Asked whether he would be happy to play if he was still a professional, Sordell said: “I would be uneasy about doing so. I’ve got two young kids – my daughter is about to turn three and my son is one.

“My daughter has an underlying condition, I have asthma, albeit mild, my son also has an underlying health condition.

“So for me I wouldn’t want to risk potentially bringing something back for the want to go and play football and entertain others. Of course I want to go and do my job and I love playing football, but some things are bigger than that.

“Of course there will be suggestions that players should just be away from their families for months, I don’t think that’s a reasonable ask, particularly with what’s going on at the moment.”

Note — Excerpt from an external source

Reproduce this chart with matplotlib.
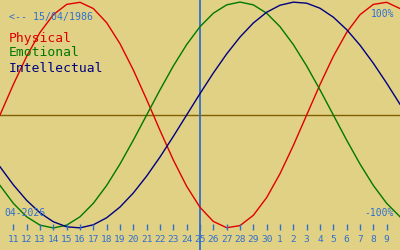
import numpy as np
import matplotlib
matplotlib.use("Agg")
import matplotlib.pyplot as plt

# Day labels along the bottom (April 11..30, May 1..9)
day_labels = [str(d) for d in range(11, 31)] + [str(d) for d in range(1, 10)]
today_label = "25"
birth_text = "<-- 15/04/1986"
month_text = "04-2026"

# Daily values (from the day before the first label to the day after the last)
physical = [0.0, 0.2698, 0.5196, 0.7308, 0.8879, 0.9791, 0.9977, 0.9423, 0.8170,
            0.6311, 0.3984, 0.1362, -0.1362, -0.3984, -0.6311, -0.8170, -0.9423,
            -0.9977, -0.9791, -0.8879, -0.7308, -0.5196, -0.2698, 0.0, 0.2698,
            0.5196, 0.7308, 0.8879, 0.9791, 0.9977, 0.9423]
emotional = [-0.6235, -0.7818, -0.9010, -0.9749, -1.0, -0.9749, -0.9010, -0.7818,
             -0.6235, -0.4339, -0.2225, 0.0, 0.2225, 0.4339, 0.6235, 0.7818, 0.9010,
             0.9749, 1.0, 0.9749, 0.9010, 0.7818, 0.6235, 0.4339, 0.2225, 0.0,
             -0.2225, -0.4339, -0.6235, -0.7818, -0.9010]
intellectual = [-0.4582, -0.6182, -0.7557, -0.8660, -0.9450, -0.9898, -0.9989,
                -0.9718, -0.9096, -0.8146, -0.6901, -0.5406, -0.3717, -0.1893, 0.0,
                0.1893, 0.3717, 0.5406, 0.6901, 0.8146, 0.9096, 0.9718, 0.9989,
                0.9898, 0.9450, 0.8660, 0.7557, 0.6182, 0.4582, 0.2817, 0.0951]

BG = "#e0d184"
BLUE = "#2f6fd0"
RED = "#e00000"
GREEN = "#007800"
NAVY = "#000080"
OLIVE = "#806000"

fig = plt.figure(figsize=(4, 2.5), dpi=100, facecolor=BG)
ax = fig.add_axes([0, 0, 1, 1])
ax.set_facecolor(BG)
ax.set_xlim(-1, 29)
ax.set_ylim(-1.195, 1.018)
ax.axis("off")

x = np.arange(-1, -1 + len(physical))
ax.axhline(0, color=OLIVE, lw=1.0)
ti = day_labels.index(today_label)
ax.axvline(ti, color=BLUE, lw=1.3)

ax.plot(x, physical, color=RED, lw=1.0)
ax.plot(x, emotional, color=GREEN, lw=1.0)
ax.plot(x, intellectual, color=NAVY, lw=1.0)

xt = np.arange(len(day_labels))
ax.vlines(xt, -1.018, -0.965, color=BLUE, lw=1.0)
for xi, lab in zip(xt, day_labels):
    ax.text(xi, -1.12, lab, color=BLUE, fontsize=6.8, family="DejaVu Sans Mono",
            ha="center", va="baseline")

def ftext(px, py, s, color, size, ha="left"):
    fig.text(px / 400, 1 - py / 250, s, color=color, fontsize=size,
             family="DejaVu Sans Mono", ha=ha, va="baseline")

ftext(9, 20, birth_text, BLUE, 7.1)
ftext(9, 42, "Physical", RED, 9.4)
ftext(9, 56.5, "Emotional", GREEN, 9.4)
ftext(9, 71.5, "Intellectual", NAVY, 9.4)
ftext(394, 17, "100%", BLUE, 7.0, ha="right")
ftext(394, 216, "-100%", BLUE, 7.0, ha="right")
ftext(4, 216, month_text, BLUE, 7.0)

fig.savefig("out.png", dpi=100, facecolor=BG)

It is understood Premier League clubs have been told the only way to complete the season is for the remaining 92 matches to be played at neutral venues.

Sordell insisted that was sensible from a safety point of view, but not from a sporting integrity angle.

“You look at the historic teams of Manchester United playing at home,” he said.

“It’s the last 10 minutes of the game and the smaller side are going to be under pressure because the pitch is so big. They’ve been tired out – imagine now that game was Manchester United vs Blackburn or Bolton for example.

“Towards the end of the game the pitch is going to feel bigger and bigger for the opposition. Whereas you say that same game is now being played at Bournemouth – really tight pitch, it’s a completely different match.

“So in that sense it isn’t fair – a game that they would almost always see as three points, becomes very different. People may say ‘it’s just a football match’ – it is, but at the highest level, every single detail counts big and this is the difference between places, which obviously makes a massive difference financially as well.”